Don’t Assume Price is what’s Important:

Every day people buy things (business & personal) that are not the cheapest option. In fact most people do not buy solely on “price”. Ask questions to probe as to whether price is truly the only factor by digging to uncover their other “must haves”.

Example: By digging deeper, you can uncover that a customer’s key issue is cash flow … not the price.

This could enable you to offer financing or spread out payment terms

 

If they Don’t Like the Price Verbally … Why Quote?

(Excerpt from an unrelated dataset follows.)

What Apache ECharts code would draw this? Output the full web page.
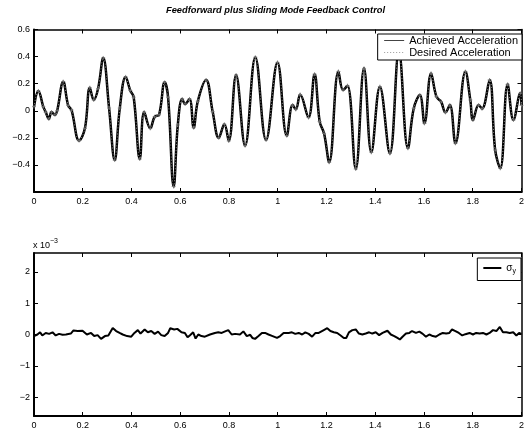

Sometimes I see sales people communicate a price or price range verbally. Then, if the customer responses negatively, the sale person offers to “put it in writing” or “down on paper” as the next step. Why???? Do you think they will like the price better in writing?

Discounting:

Before you just discount, ask yourself … Why do they want a discount? Do they value your difference? Do they NEED it? Is price the real hurdle?

Modify the Solution:

Rather than discounting, an easy & more equitable way to lower your price is to remove features or aspects of your offering that they value the least. Everyone wins.

Walk Away:

Be prepared to simply tell your client if you cannot meet their price or lower further. If they let you walk away, then either they legitimately have a better price (for the same value) available elsewhere OR it was not really that important to them.

What Happens When Someone Wants the Price 1st?

Here is your process:

  1. Try to explain that providing a price without understanding their situation is unfair to both parties;
  2. If they still want the price, give them a range but do so via phone or face to face (not in an email). Why? So you can feel/see their reaction AND so you can put some “substance” around it.
  3. If they won’t meet to discuss the price (i.e. they just want you to send over the price in an email) you have no choice but to acquiesce but know your odds of showing your value are low.